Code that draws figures
• • • • •

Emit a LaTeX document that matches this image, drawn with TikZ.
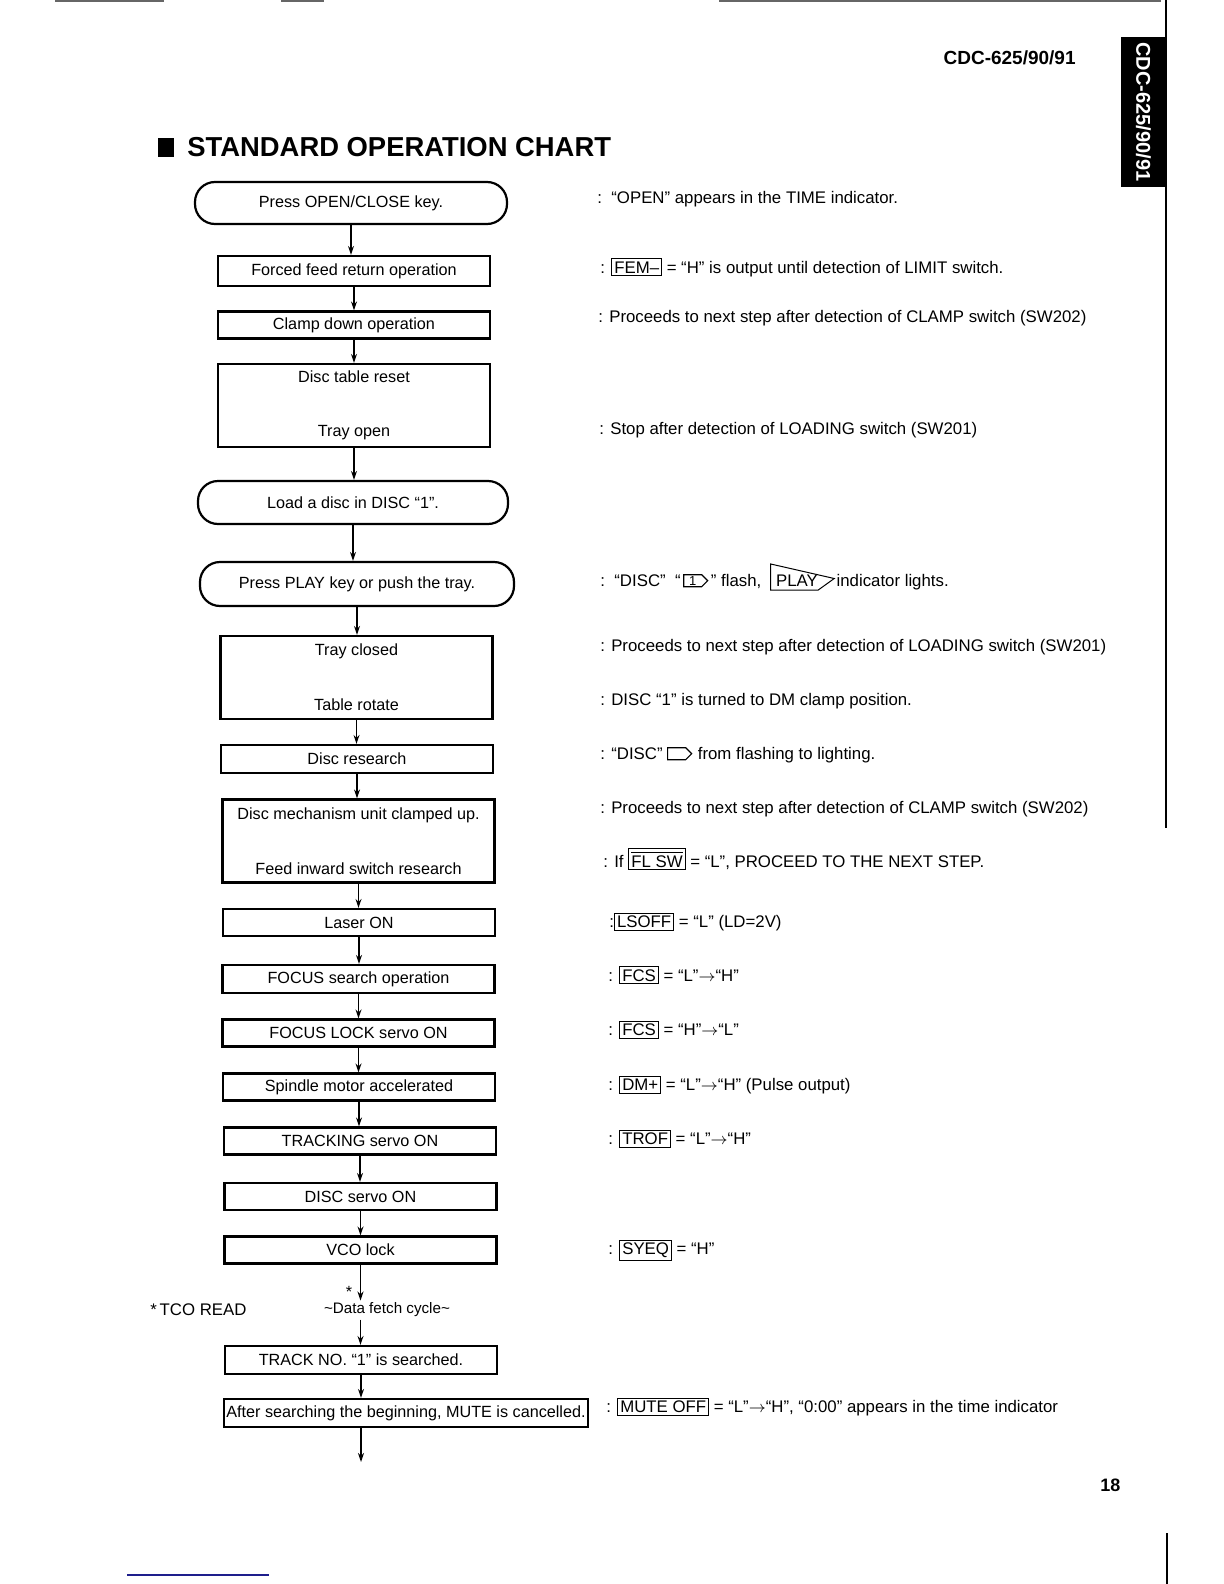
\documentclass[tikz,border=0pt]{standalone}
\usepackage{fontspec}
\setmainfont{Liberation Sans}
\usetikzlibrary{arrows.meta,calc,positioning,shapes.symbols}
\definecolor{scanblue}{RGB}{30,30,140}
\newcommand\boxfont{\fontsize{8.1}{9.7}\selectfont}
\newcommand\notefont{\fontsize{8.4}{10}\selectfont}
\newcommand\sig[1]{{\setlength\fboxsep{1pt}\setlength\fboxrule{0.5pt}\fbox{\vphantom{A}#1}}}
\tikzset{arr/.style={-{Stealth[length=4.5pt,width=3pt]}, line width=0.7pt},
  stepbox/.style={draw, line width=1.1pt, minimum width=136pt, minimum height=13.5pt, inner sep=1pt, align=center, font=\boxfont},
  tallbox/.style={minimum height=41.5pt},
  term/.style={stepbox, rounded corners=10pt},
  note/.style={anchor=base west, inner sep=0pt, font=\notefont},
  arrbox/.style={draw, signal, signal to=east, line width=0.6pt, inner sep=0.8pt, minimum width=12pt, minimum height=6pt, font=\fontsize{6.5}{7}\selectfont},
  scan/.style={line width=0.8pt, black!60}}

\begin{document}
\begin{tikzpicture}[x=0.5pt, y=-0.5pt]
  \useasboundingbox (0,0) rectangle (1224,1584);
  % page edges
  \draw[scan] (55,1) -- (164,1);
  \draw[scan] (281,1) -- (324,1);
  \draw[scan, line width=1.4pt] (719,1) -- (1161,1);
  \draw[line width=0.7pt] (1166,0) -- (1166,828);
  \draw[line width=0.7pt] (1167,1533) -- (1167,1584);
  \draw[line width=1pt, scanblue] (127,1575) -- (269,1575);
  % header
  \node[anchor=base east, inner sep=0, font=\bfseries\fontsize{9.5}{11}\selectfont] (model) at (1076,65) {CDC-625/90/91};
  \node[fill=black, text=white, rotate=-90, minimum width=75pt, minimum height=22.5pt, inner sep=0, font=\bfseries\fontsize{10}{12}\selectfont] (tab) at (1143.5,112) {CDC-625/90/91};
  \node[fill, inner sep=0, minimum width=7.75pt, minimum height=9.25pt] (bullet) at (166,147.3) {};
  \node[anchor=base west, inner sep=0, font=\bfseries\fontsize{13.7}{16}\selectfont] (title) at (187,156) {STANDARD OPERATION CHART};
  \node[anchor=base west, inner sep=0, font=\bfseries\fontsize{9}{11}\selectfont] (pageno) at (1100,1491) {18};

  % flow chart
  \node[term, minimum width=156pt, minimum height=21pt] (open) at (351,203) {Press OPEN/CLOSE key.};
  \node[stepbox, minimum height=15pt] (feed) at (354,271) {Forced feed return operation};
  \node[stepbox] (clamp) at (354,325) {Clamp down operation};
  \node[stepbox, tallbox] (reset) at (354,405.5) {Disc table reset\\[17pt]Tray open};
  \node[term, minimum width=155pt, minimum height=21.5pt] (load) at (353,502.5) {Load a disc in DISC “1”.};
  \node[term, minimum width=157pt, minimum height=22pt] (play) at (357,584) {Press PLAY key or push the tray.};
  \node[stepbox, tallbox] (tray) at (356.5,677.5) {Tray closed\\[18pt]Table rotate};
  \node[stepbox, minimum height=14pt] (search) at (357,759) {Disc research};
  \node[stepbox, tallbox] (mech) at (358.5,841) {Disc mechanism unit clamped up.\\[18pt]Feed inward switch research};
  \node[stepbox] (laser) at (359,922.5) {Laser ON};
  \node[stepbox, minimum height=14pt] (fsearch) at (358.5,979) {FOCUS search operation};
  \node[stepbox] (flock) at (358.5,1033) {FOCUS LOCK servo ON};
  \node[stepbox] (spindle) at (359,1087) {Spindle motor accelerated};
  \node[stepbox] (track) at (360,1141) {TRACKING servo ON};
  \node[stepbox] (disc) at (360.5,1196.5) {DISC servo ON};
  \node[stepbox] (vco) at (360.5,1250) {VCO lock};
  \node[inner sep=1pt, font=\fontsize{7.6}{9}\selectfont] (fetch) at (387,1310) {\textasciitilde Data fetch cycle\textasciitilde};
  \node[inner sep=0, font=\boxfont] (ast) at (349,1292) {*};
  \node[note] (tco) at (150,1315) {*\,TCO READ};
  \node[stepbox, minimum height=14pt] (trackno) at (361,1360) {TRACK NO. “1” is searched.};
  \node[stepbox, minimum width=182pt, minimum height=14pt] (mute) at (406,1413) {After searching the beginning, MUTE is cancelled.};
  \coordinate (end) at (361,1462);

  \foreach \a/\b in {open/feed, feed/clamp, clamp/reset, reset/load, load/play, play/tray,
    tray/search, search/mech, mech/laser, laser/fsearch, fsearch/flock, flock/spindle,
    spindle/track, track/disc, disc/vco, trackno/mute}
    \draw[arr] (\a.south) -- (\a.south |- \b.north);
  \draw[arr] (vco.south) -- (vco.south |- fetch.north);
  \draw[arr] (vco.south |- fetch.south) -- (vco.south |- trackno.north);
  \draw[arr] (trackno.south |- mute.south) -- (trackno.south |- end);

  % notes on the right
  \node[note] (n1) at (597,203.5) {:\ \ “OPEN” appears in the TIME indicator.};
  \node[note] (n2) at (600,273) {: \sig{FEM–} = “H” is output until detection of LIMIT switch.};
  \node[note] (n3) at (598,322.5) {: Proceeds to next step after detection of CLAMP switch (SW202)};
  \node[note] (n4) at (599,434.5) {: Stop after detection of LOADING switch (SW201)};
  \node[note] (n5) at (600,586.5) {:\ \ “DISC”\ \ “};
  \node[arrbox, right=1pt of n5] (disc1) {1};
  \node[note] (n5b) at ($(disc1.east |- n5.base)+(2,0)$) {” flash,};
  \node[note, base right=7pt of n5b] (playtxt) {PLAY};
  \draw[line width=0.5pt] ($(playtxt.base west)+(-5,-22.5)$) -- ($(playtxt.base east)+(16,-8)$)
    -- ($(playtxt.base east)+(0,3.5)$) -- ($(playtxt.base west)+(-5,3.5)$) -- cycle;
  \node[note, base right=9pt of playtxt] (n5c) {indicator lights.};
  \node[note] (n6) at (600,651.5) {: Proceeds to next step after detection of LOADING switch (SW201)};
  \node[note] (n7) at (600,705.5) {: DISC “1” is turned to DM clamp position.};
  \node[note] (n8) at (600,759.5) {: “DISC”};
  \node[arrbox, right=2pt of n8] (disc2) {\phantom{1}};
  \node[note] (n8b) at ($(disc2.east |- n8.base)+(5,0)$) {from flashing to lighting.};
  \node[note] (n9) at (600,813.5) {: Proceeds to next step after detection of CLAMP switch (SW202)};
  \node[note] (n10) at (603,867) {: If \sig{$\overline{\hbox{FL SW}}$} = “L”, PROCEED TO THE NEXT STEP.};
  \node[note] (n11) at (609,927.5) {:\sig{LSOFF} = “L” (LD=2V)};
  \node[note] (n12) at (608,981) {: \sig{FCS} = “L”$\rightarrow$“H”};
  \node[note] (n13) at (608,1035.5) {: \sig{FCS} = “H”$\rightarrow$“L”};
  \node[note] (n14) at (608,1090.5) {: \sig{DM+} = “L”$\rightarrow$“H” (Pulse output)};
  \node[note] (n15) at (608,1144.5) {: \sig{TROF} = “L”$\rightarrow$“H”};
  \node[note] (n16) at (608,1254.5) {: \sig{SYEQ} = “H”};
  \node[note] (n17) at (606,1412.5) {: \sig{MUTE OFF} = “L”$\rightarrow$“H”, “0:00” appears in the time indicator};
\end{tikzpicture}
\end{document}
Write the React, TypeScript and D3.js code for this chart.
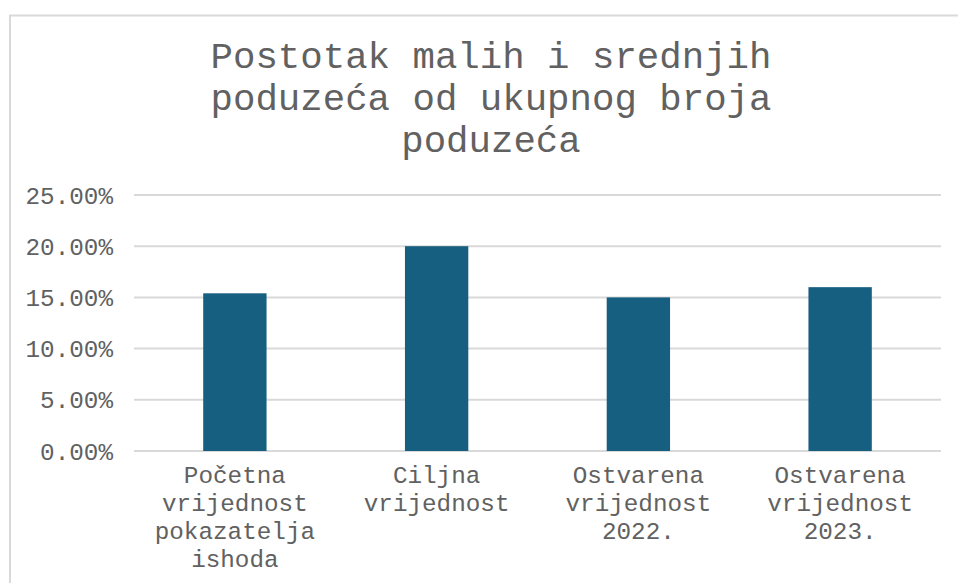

• • • • •

▶ **Exercise instructions**
Leave out the pictures and give the rest of the records again exactly.

▶ **Answer to this exercise**
Emit a LaTeX document that matches this image, drawn with TikZ.
\documentclass[tikz,border=0pt]{standalone}
\usepackage{fontspec}
\setmainfont{Liberation Sans}
\usetikzlibrary{arrows.meta,calc,positioning,shapes.symbols}
\definecolor{scanblue}{RGB}{30,30,140}
\newcommand\boxfont{\fontsize{8.1}{9.7}\selectfont}
\newcommand\notefont{\fontsize{8.4}{10}\selectfont}
\newcommand\sig[1]{{\setlength\fboxsep{1pt}\setlength\fboxrule{0.5pt}\fbox{\vphantom{A}#1}}}
\tikzset{arr/.style={-{Stealth[length=4.5pt,width=3pt]}, line width=0.7pt},
  stepbox/.style={draw, line width=1.1pt, minimum width=136pt, minimum height=13.5pt, inner sep=1pt, align=center, font=\boxfont},
  tallbox/.style={minimum height=41.5pt},
  term/.style={stepbox, rounded corners=10pt},
  note/.style={anchor=base west, inner sep=0pt, font=\notefont},
  arrbox/.style={draw, signal, signal to=east, line width=0.6pt, inner sep=0.8pt, minimum width=12pt, minimum height=6pt, font=\fontsize{6.5}{7}\selectfont},
  scan/.style={line width=0.8pt, black!60}}

\begin{document}
\begin{tikzpicture}[x=0.5pt, y=-0.5pt]
  \useasboundingbox (0,0) rectangle (1224,1584);
  % page edges
  \draw[scan] (55,1) -- (164,1);
  \draw[scan] (281,1) -- (324,1);
  \draw[scan, line width=1.4pt] (719,1) -- (1161,1);
  \draw[line width=0.7pt] (1166,0) -- (1166,828);
  \draw[line width=0.7pt] (1167,1533) -- (1167,1584);
  \draw[line width=1pt, scanblue] (127,1575) -- (269,1575);
  % header
  \node[anchor=base east, inner sep=0, font=\bfseries\fontsize{9.5}{11}\selectfont] (model) at (1076,65) {CDC-625/90/91};
  \node[fill=black, text=white, rotate=-90, minimum width=75pt, minimum height=22.5pt, inner sep=0, font=\bfseries\fontsize{10}{12}\selectfont] (tab) at (1143.5,112) {CDC-625/90/91};
  \node[fill, inner sep=0, minimum width=7.75pt, minimum height=9.25pt] (bullet) at (166,147.3) {};
  \node[anchor=base west, inner sep=0, font=\bfseries\fontsize{13.7}{16}\selectfont] (title) at (187,156) {STANDARD OPERATION CHART};
  \node[anchor=base west, inner sep=0, font=\bfseries\fontsize{9}{11}\selectfont] (pageno) at (1100,1491) {18};

  % flow chart
  \node[term, minimum width=156pt, minimum height=21pt] (open) at (351,203) {Press OPEN/CLOSE key.};
  \node[stepbox, minimum height=15pt] (feed) at (354,271) {Forced feed return operation};
  \node[stepbox] (clamp) at (354,325) {Clamp down operation};
  \node[stepbox, tallbox] (reset) at (354,405.5) {Disc table reset\\[17pt]Tray open};
  \node[term, minimum width=155pt, minimum height=21.5pt] (load) at (353,502.5) {Load a disc in DISC “1”.};
  \node[term, minimum width=157pt, minimum height=22pt] (play) at (357,584) {Press PLAY key or push the tray.};
  \node[stepbox, tallbox] (tray) at (356.5,677.5) {Tray closed\\[18pt]Table rotate};
  \node[stepbox, minimum height=14pt] (search) at (357,759) {Disc research};
  \node[stepbox, tallbox] (mech) at (358.5,841) {Disc mechanism unit clamped up.\\[18pt]Feed inward switch research};
  \node[stepbox] (laser) at (359,922.5) {Laser ON};
  \node[stepbox, minimum height=14pt] (fsearch) at (358.5,979) {FOCUS search operation};
  \node[stepbox] (flock) at (358.5,1033) {FOCUS LOCK servo ON};
  \node[stepbox] (spindle) at (359,1087) {Spindle motor accelerated};
  \node[stepbox] (track) at (360,1141) {TRACKING servo ON};
  \node[stepbox] (disc) at (360.5,1196.5) {DISC servo ON};
  \node[stepbox] (vco) at (360.5,1250) {VCO lock};
  \node[inner sep=1pt, font=\fontsize{7.6}{9}\selectfont] (fetch) at (387,1310) {\textasciitilde Data fetch cycle\textasciitilde};
  \node[inner sep=0, font=\boxfont] (ast) at (349,1292) {*};
  \node[note] (tco) at (150,1315) {*\,TCO READ};
  \node[stepbox, minimum height=14pt] (trackno) at (361,1360) {TRACK NO. “1” is searched.};
  \node[stepbox, minimum width=182pt, minimum height=14pt] (mute) at (406,1413) {After searching the beginning, MUTE is cancelled.};
  \coordinate (end) at (361,1462);

  \foreach \a/\b in {open/feed, feed/clamp, clamp/reset, reset/load, load/play, play/tray,
    tray/search, search/mech, mech/laser, laser/fsearch, fsearch/flock, flock/spindle,
    spindle/track, track/disc, disc/vco, trackno/mute}
    \draw[arr] (\a.south) -- (\a.south |- \b.north);
  \draw[arr] (vco.south) -- (vco.south |- fetch.north);
  \draw[arr] (vco.south |- fetch.south) -- (vco.south |- trackno.north);
  \draw[arr] (trackno.south |- mute.south) -- (trackno.south |- end);

  % notes on the right
  \node[note] (n1) at (597,203.5) {:\ \ “OPEN” appears in the TIME indicator.};
  \node[note] (n2) at (600,273) {: \sig{FEM–} = “H” is output until detection of LIMIT switch.};
  \node[note] (n3) at (598,322.5) {: Proceeds to next step after detection of CLAMP switch (SW202)};
  \node[note] (n4) at (599,434.5) {: Stop after detection of LOADING switch (SW201)};
  \node[note] (n5) at (600,586.5) {:\ \ “DISC”\ \ “};
  \node[arrbox, right=1pt of n5] (disc1) {1};
  \node[note] (n5b) at ($(disc1.east |- n5.base)+(2,0)$) {” flash,};
  \node[note, base right=7pt of n5b] (playtxt) {PLAY};
  \draw[line width=0.5pt] ($(playtxt.base west)+(-5,-22.5)$) -- ($(playtxt.base east)+(16,-8)$)
    -- ($(playtxt.base east)+(0,3.5)$) -- ($(playtxt.base west)+(-5,3.5)$) -- cycle;
  \node[note, base right=9pt of playtxt] (n5c) {indicator lights.};
  \node[note] (n6) at (600,651.5) {: Proceeds to next step after detection of LOADING switch (SW201)};
  \node[note] (n7) at (600,705.5) {: DISC “1” is turned to DM clamp position.};
  \node[note] (n8) at (600,759.5) {: “DISC”};
  \node[arrbox, right=2pt of n8] (disc2) {\phantom{1}};
  \node[note] (n8b) at ($(disc2.east |- n8.base)+(5,0)$) {from flashing to lighting.};
  \node[note] (n9) at (600,813.5) {: Proceeds to next step after detection of CLAMP switch (SW202)};
  \node[note] (n10) at (603,867) {: If \sig{$\overline{\hbox{FL SW}}$} = “L”, PROCEED TO THE NEXT STEP.};
  \node[note] (n11) at (609,927.5) {:\sig{LSOFF} = “L” (LD=2V)};
  \node[note] (n12) at (608,981) {: \sig{FCS} = “L”$\rightarrow$“H”};
  \node[note] (n13) at (608,1035.5) {: \sig{FCS} = “H”$\rightarrow$“L”};
  \node[note] (n14) at (608,1090.5) {: \sig{DM+} = “L”$\rightarrow$“H” (Pulse output)};
  \node[note] (n15) at (608,1144.5) {: \sig{TROF} = “L”$\rightarrow$“H”};
  \node[note] (n16) at (608,1254.5) {: \sig{SYEQ} = “H”};
  \node[note] (n17) at (606,1412.5) {: \sig{MUTE OFF} = “L”$\rightarrow$“H”, “0:00” appears in the time indicator};
\end{tikzpicture}
\end{document}
Write the React, TypeScript and D3.js code for this chart.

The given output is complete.